À l'époque, une manifestation féministe non mixte était justement prévue. J'ai jeté un coup d'oeil à l'événement facebook de la manifestation, et j'ai vu des commentaires écrits par des hommes, qui me paraissaient tout à fait respectueux. Ces hommes se faisaient tout de même illico rappeler qu'ils étaient des hommes, de sorte qu'ils n'avaient pas à donner leur avis, qu'on n'avait pas besoin de leur opinion, de leur "mansplaining" comme disent les féministes d'une certaine vague. Tout comme j'ai eu le sentiment, lors de l'échange relaté dans les paragraphes précédents, que je ne pouvais rien dire sans me faire rappeler que je suis blanche, les hommes doivent se sentir tout aussi coincés face à des féministes à qui ils ne peuvent rien dire sans se faire accuser de faire du mansplaining.
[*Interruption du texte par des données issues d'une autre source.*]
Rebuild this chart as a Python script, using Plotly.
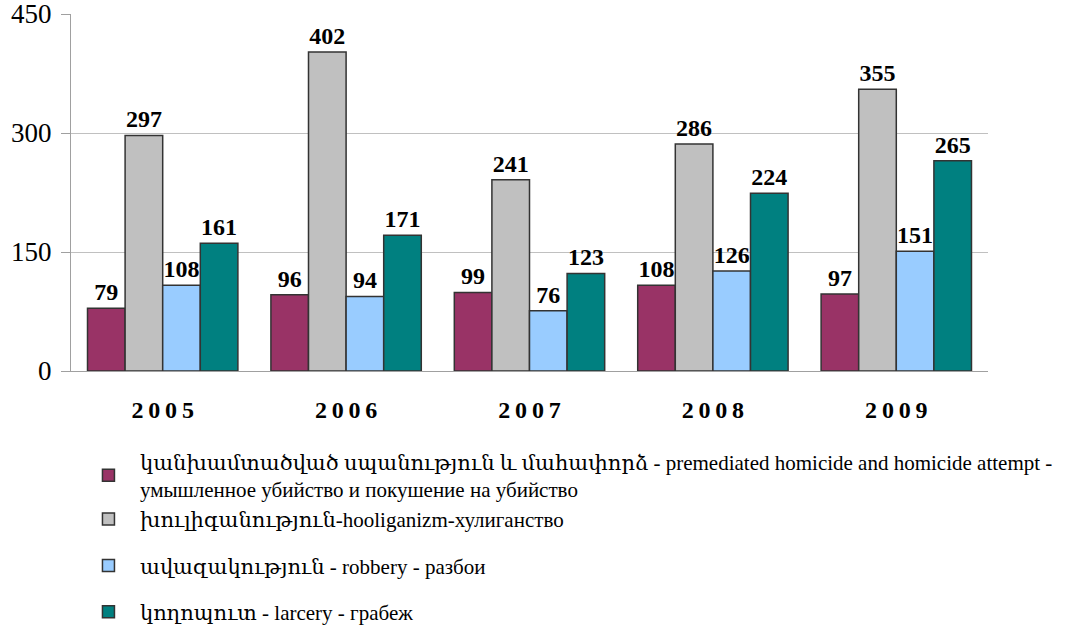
import plotly.graph_objects as go

years = ["2005", "2006", "2007", "2008", "2009"]
homicide = [79, 96, 99, 108, 97]
hooliganism = [297, 402, 241, 286, 355]
robbery = [108, 94, 76, 126, 151]
larceny = [161, 171, 123, 224, 265]

names = [
    "կանխամտածված սպանություն և մահափորձ - premediated homicide and homicide attempt -<br>умышленное убийство и покушение на убийство",
    "խուլիգանություն-hooliganizm-хулиганство",
    "ավազակություն - robbery - разбои",
    "կողոպուտ - larcery - грабеж",
]
colors = ["#993366", "#C0C0C0", "#99CCFF", "#008080"]
series = [homicide, hooliganism, robbery, larceny]
groups = ["g0", "g0", "g2", "g3"]

serif = "'Liberation Serif', 'DejaVu Serif', 'Times New Roman', serif"

fig = go.Figure()
for nm, vals, col, grp in zip(names, series, colors, groups):
    fig.add_trace(go.Bar(
        x=years, y=vals, name=nm,
        marker=dict(color=col, line=dict(color="#333333", width=1.5)),
        text=[str(v) for v in vals], textposition="outside",
        textfont=dict(family=serif, size=24, color="black"),
        texttemplate="<b>%{text}</b>",
        cliponaxis=False,
        legendgroup=grp,
    ))

thin = "\u2009"
fig.update_layout(
    width=1087, height=632,
    margin=dict(l=71, r=99, t=14, b=261, autoexpand=False),
    paper_bgcolor="white", plot_bgcolor="white",
    barmode="group", bargap=0.18, bargroupgap=0,
    font=dict(family=serif, color="black"),
    showlegend=True,
    legend=dict(
        x=0.0065, y=-0.197, xanchor="left", yanchor="top",
        font=dict(family=serif, size=21, color="black"),
        tracegroupgap=16, traceorder="grouped",
        itemwidth=53,
        bgcolor="rgba(0,0,0,0)",
    ),
    xaxis=dict(
        showline=True, linecolor="#a0a0a0", linewidth=1,
        ticks="", showgrid=False, automargin=False,
        tickfont=dict(family=serif, size=24, color="black"),
        tickvals=years, ticktext=["<b>" + thin.join(y) + "</b>" for y in years],
        ticklabelstandoff=17,
    ),
    yaxis=dict(
        range=[0, 450], tickvals=[0, 150, 300, 450],
        showgrid=True, gridcolor="#c0c0c0", gridwidth=1,
        showline=True, linecolor="#a0a0a0", linewidth=1,
        ticks="outside", ticklen=9, tickcolor="#a0a0a0",
        tickfont=dict(family=serif, size=27, color="black"),
        ticklabeloverflow="allow", ticklabelstandoff=4,
        zeroline=False, automargin=False,
    ),
)

fig.write_html(
    "out.html",
    config={"displayModeBar": False},
    post_script="document.body.style.margin='0';",
)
Le féminisme perd sans doute des alliés masculins en raison de cette attitude. Il perd même des alliées féminines, qui disent qu'elles ne sont pas féministes parce qu'elles aiment bien les hommes ; le féminisme devient associé - à tort - au rejet des hommes et à une prétention, non pas à l'égalité, mais à un favoritisme au bénéfice des femmes.
J'ai bien conscience que les féministes qui souhaitent des espaces non mixtes, parlent de mansplaining, de patriarcat, ne détestent pas les hommes (certainement pas toutes en tout cas). Sans doute les féministes dont je parlais précédemment ne détestent-elles pas les Blancs non plus. Elles sont sur la défensive parce qu'elles sont victimes de discrimination, et c'est compréhensible. Mais dans ma position face à elles, ou dans la position d'un homme face à des attitudes comme celles qui viennent d'être décrites, on se sent essentialisé, rejeté et diminué à cause d'un sexe et d'une couleur qu'après tout, on n'a pas choisis...bref, je comprends l'indignation des hommes.
En conclusion, dans tout ça, je me sens prise entre l'arbre et l'écorce...je crois comprendre mieux le point de vue des hommes face au féminisme que celui des personnes racisées face aux Blancs puisque, une fois encore, il est difficile d'avoir pleinement conscience d'une forme de discrimination dont on n'est pas la victime (comme dirait l'autre, les privilèges, c'est comme la mauvaise haleine : on s'en rend compte seulement quand ce sont les autres qui les ont). Malgré tout, je crois pouvoir m'avancer à dire que je comprends un peu ces deux camps.